Unfortunately, in my book there are six types of investors out there, and I like to work with even "fives" (has a nicer ring to it). So I'm going to take the first type of investor out of the equation. This is the seasoned professional. This guy's been around the block, knows what he wants, is decisive, has the knowledge and financial backing to close deals, and basically is a dream to work with. Great. But, unfortunately there aren't enough of them to go around. And that leaves us with the remaining five. All of these potentially are keepers, you just need to have some mitigation strategies in your back pocket.
Type 1: The New investor. What this guy lacks in experience he makes up for enthusiasm. Unfortunately, he's often unfocused and difficult to coach. He might be looking for his first deal.
Mitigation strategy: The good news is this: new investors will sometimes turn into seasoned professionals. That's the kind of investors we love, remember? Working with new investors is a great way to seed your business for the future. You don't want to spend all of your time teaching someone else, but bear in mind that in building these relationships you're sowing the seeds of future business.

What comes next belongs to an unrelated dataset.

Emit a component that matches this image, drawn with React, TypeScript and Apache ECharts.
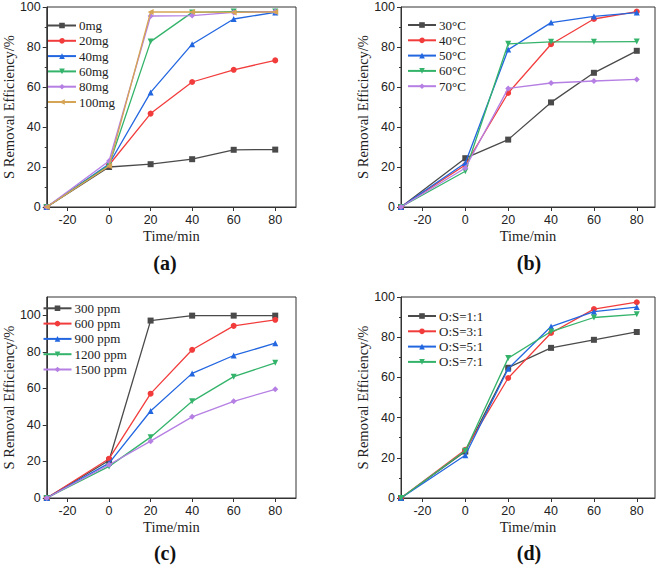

Type 2: The Guru Victim. There's a guru out there - get this - who insists that the key to getting rich is to open multiple LLC's, get business credit cards for each, and use the credit cards to finance your real estate investments. No, I'm not joking. And believe me, there's even worse out there. Guru investing seminars are a menace, and if one of their recently converted disciples gets hold of you get ready to deal with a difficult customer.

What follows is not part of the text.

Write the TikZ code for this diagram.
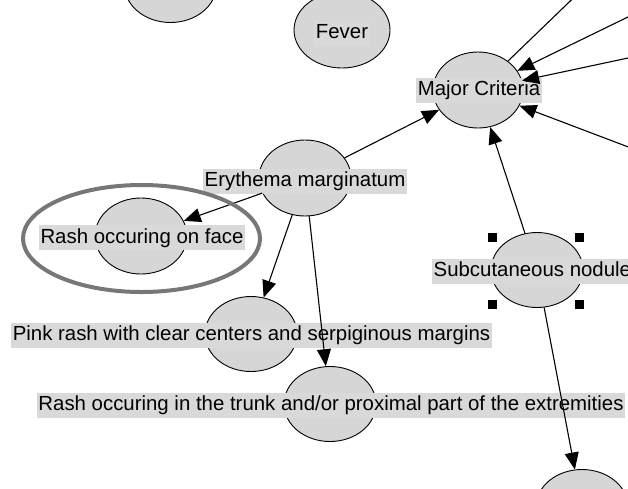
\documentclass[tikz,border=0pt]{standalone}
\usepackage{fontspec}
\setmainfont{Liberation Sans}
\usetikzlibrary{shapes.geometric,arrows.meta}
\definecolor{nodegray}{HTML}{D6D6D6}
\definecolor{labelgray}{HTML}{D9D9D9}
\definecolor{ringgray}{HTML}{777777}

\begin{document}
\begin{tikzpicture}[x=1pt,y=-1pt,
  state/.style={ellipse,draw=black,line width=0.9pt,fill=nodegray,
    minimum width=92pt,minimum height=75pt,inner sep=0pt},
  lbl/.style={fill=labelgray,inner xsep=1.5pt,inner ysep=3pt,
    text height=15pt,text depth=4pt,font=\fontsize{20.4}{23}\selectfont},
  link/.style={line width=1.1pt,-{Triangle[length=17pt,width=14pt]}},
  plain/.style={line width=1.1pt},
  handle/.style={fill=black,minimum size=9pt,inner sep=0pt},
  ring/.style={ellipse,draw=ringgray,line width=4pt,inner sep=0pt}
]
\useasboundingbox (0,0) rectangle (628,488);
\clip (0,0) rectangle (628,488);

% states
\node[state] (topleft) at (170.5,-15) {};
\node[state,minimum width=96pt,minimum height=76pt] (fever) at (342,30) {};
\node[state,minimum width=90pt,minimum height=76pt] (major) at (478,90) {};
\node[state,minimum height=76pt] (erythema) at (305,178) {};
\node[state,minimum height=76pt] (face) at (141,236) {};
\node[state] (pink) at (251,334) {};
\node[state] (trunk) at (330,404) {};
\node[state] (subcut) at (537,270) {};
\node[state] (lower) at (582,507) {};

% parents outside the visible area
\coordinate (u1) at (592,-20);
\coordinate (u2) at (660,1.4);
\coordinate (u3) at (660,51.2);
\coordinate (u4) at (660,159);

% labels
\node[lbl] (feverlbl) at (342,33) {Fever};
\node[lbl] (majorlbl) at (479,90) {Major Criteria};
\node[lbl] (erythemalbl) at (305,181) {Erythema marginatum};
\node[lbl] (facelbl) at (142,237.5) {Rash occuring on face};
\node[lbl] (pinklbl) at (251.5,335) {Pink rash with clear centers and serpiginous margins};
\node[lbl] (trunklbl) at (331,405) {Rash occuring in the trunk and/or proximal part of the extremities};
\node[lbl,anchor=west] (subcutlbl) at (432,271) {Subcutaneous nodule};

% links
\draw[plain] (u1) -- (major);
\draw[link] (u2) -- (major);
\draw[link] (u3) -- (major);
\draw[link] (u4) -- (major);
\draw[link] (erythema) -- (major);
\draw[link] (subcut) -- (major);
\draw[link] (erythema) -- (face);
\draw[link] (erythema) -- (pink);
\draw[link] (erythema) -- (trunk);
\draw[link] (subcut) -- (lower);

% selection handles
\node[handle] (h1) at (492,237.5) {};
\node[handle] (h2) at (579.5,237.5) {};
\node[handle] (h3) at (492,304.5) {};
\node[handle] (h4) at (579.5,304.5) {};

% highlight ring
\node[ring,minimum width=237pt,minimum height=107pt] (highlight) at (141.5,238.5) {};
\end{tikzpicture}
\end{document}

Mitigation strategy: These investors sometimes are a lost cause. If you get a new investor client ask her what prompted her to get into the market. If you find some wacky ideas but underneath it all there's a foundation of common sense, then it might make sense to treat her as a new investor (Type 1). If not, you might be better off encouraging her to find another agent.
Type 3: The Lifestyle Guy. The lifestyle guy is tired of this 9-to-5 ratrace. He's ready to sit back, cruse around in his new hummer, and watch the cash roll in from his real estate empire. But as you already know, the problem here is that real estate isn't a short-term game. If Mr. Lifestyle guy has his crystal ball then he'll be able to look into it and tell you which is the next market that's going to skyrocket at 25% per year. But I haven't met anyone like that yet. If you don't get his expectations in line then he's gonna make your life difficult.

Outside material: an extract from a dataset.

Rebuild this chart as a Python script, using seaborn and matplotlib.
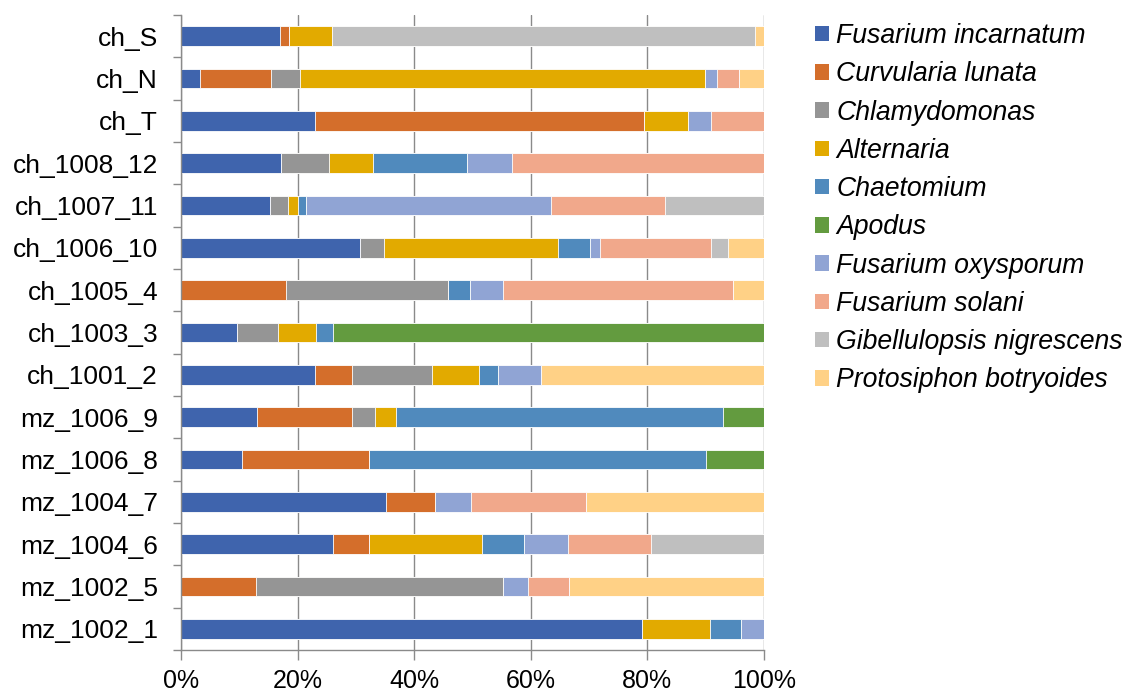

Mitigation strategy: Run the numbers and understand them. This is a crucial skill for you as an agent. Then show them to Mr. Lifestyle Guy; make him understand. If he doesn't get it, send him packing - his unrealistic expectations will keep you from having a productive relationship. If he does get it, however, then you might want to treat him as a new investor (Type 1)
Type 4: The Tire Kicker. This guy is putting all kinds of miles on your new car. Enough already
Mitigation strategy: Investors have to be able to screen. You can help. Send Mr. Tire Kicker out on his own to drive by the properties; this alone will narrow down the list. Then take the short-list and run the numbers. The ones that work: go check them out. And take it easy on your car.
Type 5: The Negotiator*. The negotiator doesn't want to pay full commission. She wants a break back from you, whether she's on the buy or the sell end of the transaction.
Mitigation strategy: Okay, this one is likely to earn me some heckling, but hey, this is a discussion board, isn't it? Here's my view: A buyer generally has a certain set of expectations from an agent which justifies the agent getting 3% of the deal (assuming 6% commission and a 50/50 split). The agent needs to assess the needs of the buyer, screens lots of possibilities, narrows down the list, arranges the showings, spends his/her time/effort/gasoline visiting the homes, advises the buyer on the purchase, negotiates on the buyer's behalf, takes the buyer through the closing process and in the end gets the keys into the buyer's hands. That's a lot of work, and this is why an agent's commission is well earned.
But...some investors don't need of all of this! If the buyer is an investor who doesn't need the time, effort, money, expertise that one would normally expect from a buyer's agent it's not unreasonable that the investor not expect to pay the same fee as a homebuyer who does. Expect this to become more commonplace as the market increases in transparency. The key: don't put more effort into the deal than you're getting in commission.
*My obligatory conflict of interest disclaimer: I'm a negotiator. Generally speaking, I ask my agent to open the door and to fax my offer to the other agent. The only time she comes to the closing is if she wants to network.